#### STATED PROBLEM
Only the lines from the start of the data through the line containing "import pandas as pd" should be written out, exactly as they are, with both ends included and the pictures left out.

#### SOURCE EXCERPT
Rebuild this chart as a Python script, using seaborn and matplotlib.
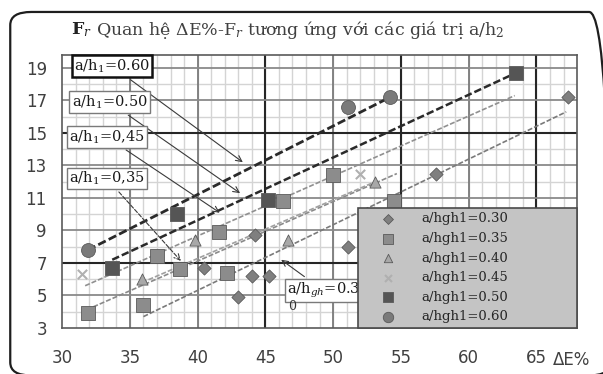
import matplotlib
matplotlib.use("Agg")
import matplotlib.pyplot as plt
from matplotlib.patches import FancyBboxPatch
import seaborn as sns
import numpy as np
import pandas as pd

# measured points per series (a/hgh1)
x_030 = [40.5, 43.0, 44.0, 45.3, 44.2, 51.1, 57.6, 67.3]
y_030 = [6.7, 4.9, 6.2, 6.2, 8.7, 8.0, 12.5, 17.2]
x_035 = [31.9, 36.0, 37.0, 38.7, 41.6, 42.2, 46.3, 50.0, 54.5]
y_035 = [3.9, 4.4, 7.4, 6.6, 8.9, 6.4, 10.8, 12.4, 10.8]
x_040 = [35.9, 39.8, 46.7, 53.1]
y_040 = [6.0, 8.4, 8.4, 12.0]
x_045 = [31.5, 52.0]
y_045 = [6.3, 12.5]
x_050 = [33.7, 38.5, 45.2, 63.5]
y_050 = [6.7, 10.0, 10.9, 18.7]
x_060 = [31.9, 51.1, 54.2]
y_060 = [7.8, 16.6, 17.2]

# trend line end points
trend_x = {"0.30": [36.0, 67.2], "0.35": [32.3, 54.7], "0.40": [35.9, 53.1],
           "0.45": [31.7, 63.4], "0.50": [33.7, 63.5], "0.60": [31.9, 54.2]}
trend_y = {"0.30": [3.7, 16.3], "0.35": [4.3, 12.5], "0.40": [5.8, 12.0],
           "0.45": [5.6, 17.3], "0.50": [7.2, 18.7], "0.60": [7.8, 17.2]}

legend_labels = ["a/hgh1=0.30", "a/hgh1=0.35", "a/hgh1=0.40",
                 "a/hgh1=0.45", "a/hgh1=0.50", "a/hgh1=0.60"]
x_ticks = [30, 35, 40, 45, 50, 55, 60, 65]
y_ticks = [3, 5, 7, 9, 11, 13, 15, 17, 19]

# callout labels: text, text position, arrow target
callouts = [
    ("a/h$_1$=0.60", (30.9, 19.1), (43.5, 13.1), True),
    ("a/h$_1$=0.50", (30.7, 16.9), (43.3, 11.2), False),
    ("a/h$_1$=0,45", (30.5, 14.75), (41.8, 10.0), False),
    ("a/h$_1$=0,35", (30.5, 12.2), (38.9, 7.0), False),
    ("a/h$_{gh}$=0.3", (46.6, 5.3), (46.0, 7.3), False),
]

sns.set_style("white")
plt.rcParams["font.family"] = ["DejaVu Sans"]
plt.rcParams["mathtext.fontset"] = "dejavuserif"

fig = plt.figure(figsize=(6.03, 3.74), dpi=100)
ax = fig.add_axes([0.103, 0.123, 0.854, 0.73])
ax.set_xlim(30, 68)
ax.set_ylim(3, 19.8)

# grid: fine, medium, heavy
for v in np.arange(31, 68, 1):
    ax.axvline(v, color="#d4d4d4", lw=1.0, zorder=0)
for v in np.arange(4, 20, 2):
    ax.axhline(v, color="#d4d4d4", lw=1.0, zorder=0)
for v in [35, 40, 50, 60]:
    ax.axvline(v, color="#7a7a7a", lw=1.3, zorder=0.5)
for v in [45, 55, 65]:
    ax.axvline(v, color="#262626", lw=1.5, zorder=0.5)
for v in [5, 9, 11, 13, 17, 19]:
    ax.axhline(v, color="#8a8a8a", lw=1.3, zorder=0.5)
for v in [7, 15]:
    ax.axhline(v, color="#262626", lw=1.5, zorder=0.5)

# trend lines
line_styles = {"0.30": ("#7a7a7a", 1.2), "0.35": ("#8a8a8a", 1.2), "0.40": ("#a0a0a0", 1.2),
               "0.45": ("#909090", 1.2), "0.50": ("#2a2a2a", 1.8), "0.60": ("#2a2a2a", 2.0)}
for key in trend_x:
    col, lw = line_styles[key]
    tdf = pd.DataFrame({"x": trend_x[key], "y": trend_y[key]})
    sns.lineplot(data=tdf, x="x", y="y", ax=ax, color=col, lw=lw,
                 linestyle=(0, (3, 1.2)), legend=False, zorder=2)

# points
series = [
    (x_030, y_030, "D", "#7f7f7f", 45),
    (x_035, y_035, "s", "#8c8c8c", 100),
    (x_040, y_040, "^", "#a8a8a8", 65),
    (x_045, y_045, "x", "#b0b0b0", 45),
    (x_050, y_050, "s", "#555555", 100),
    (x_060, y_060, "o", "#7a7a7a", 100),
]
for (xs, ys, mk, col, s), lab in zip(series, legend_labels):
    pdf = pd.DataFrame({"x": xs, "y": ys})
    if mk == "x":
        sns.scatterplot(data=pdf, x="x", y="y", ax=ax, marker=mk, color=col,
                        s=s, linewidth=1.5, label=lab, zorder=3)
    else:
        sns.scatterplot(data=pdf, x="x", y="y", ax=ax, marker=mk, color=col,
                        s=s, edgecolor="#5a5a5a", linewidth=0.6, label=lab, zorder=3)

# callout boxes with arrows
for txt, xy_t, xy_a, heavy in callouts:
    ax.annotate(txt, xy=xy_a, xytext=xy_t, fontsize=10.5, family="DejaVu Serif",
                color="#1a1a1a", va="center", ha="left", zorder=5,
                bbox=dict(boxstyle="square,pad=0.15", fc="white",
                          ec="#111111" if heavy else "#7a7a7a", lw=1.8 if heavy else 1.0),
                arrowprops=dict(arrowstyle="->", color="#3a3a3a", lw=0.8,
                                linestyle="--" if "35" in txt else "-"))
ax.text(47.0, 4.3, "0", fontsize=9, family="DejaVu Serif", color="#333333",
        ha="center", va="center", zorder=5)

# axes styling
ax.set_xticks(x_ticks)
ax.set_yticks(y_ticks)
ax.tick_params(axis="both", length=8, width=1.2, color="#9a9a9a",
               labelsize=12, labelcolor="#404040", direction="out")
ax.tick_params(axis="x", pad=7)
ax.tick_params(axis="y", pad=3)
ax.set_xlabel("")
ax.set_ylabel("")
for sp in ax.spines.values():
    sp.set_color("#5a5a5a")
    sp.set_linewidth(1.2)
ax.text(0.953, -0.083, "ΔE%", transform=ax.transAxes, fontsize=12, color="#404040",
        ha="left", va="top")

# legend
leg = ax.legend(loc="lower left", bbox_to_anchor=(0.575, 0.0, 0.425, 0.44), mode="expand",
                frameon=True, fancybox=False, facecolor="#c4c4c4", edgecolor="#4a4a4a",
                framealpha=1, prop={"family": "DejaVu Serif", "size": 9.5},
                labelspacing=0.5, handlelength=3.8, handletextpad=0.6, borderpad=0.35,
                markerscale=0.75, borderaxespad=0)
leg.get_frame().set_linewidth(1.2)
leg.set_zorder(6)

# title
fig.text(0.117, 0.92, "F$_r$", fontsize=12.5, weight="bold", family="DejaVu Serif",
         color="#222222", ha="left", va="center")
fig.text(0.160, 0.92, "Quan hệ ΔE%-F$_r$ tương ứng với các giá trị a/h$_2$", fontsize=12.5,
         family="DejaVu Serif", color="#404040", ha="left", va="center")

# rounded chart-area border
fig.patches.append(FancyBboxPatch((0.017, -0.004), 0.995, 0.972,
                                  boxstyle="round,pad=0,rounding_size=0.035",
                                  transform=fig.transFigure, fill=False,
                                  ec="#1e1e1e", lw=1.6))

fig.savefig("out.png", dpi=100)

#### FULL OUTPUT
Rebuild this chart as a Python script, using seaborn and matplotlib.
import matplotlib
matplotlib.use("Agg")
import matplotlib.pyplot as plt
from matplotlib.patches import FancyBboxPatch
import seaborn as sns
import numpy as np
import pandas as pd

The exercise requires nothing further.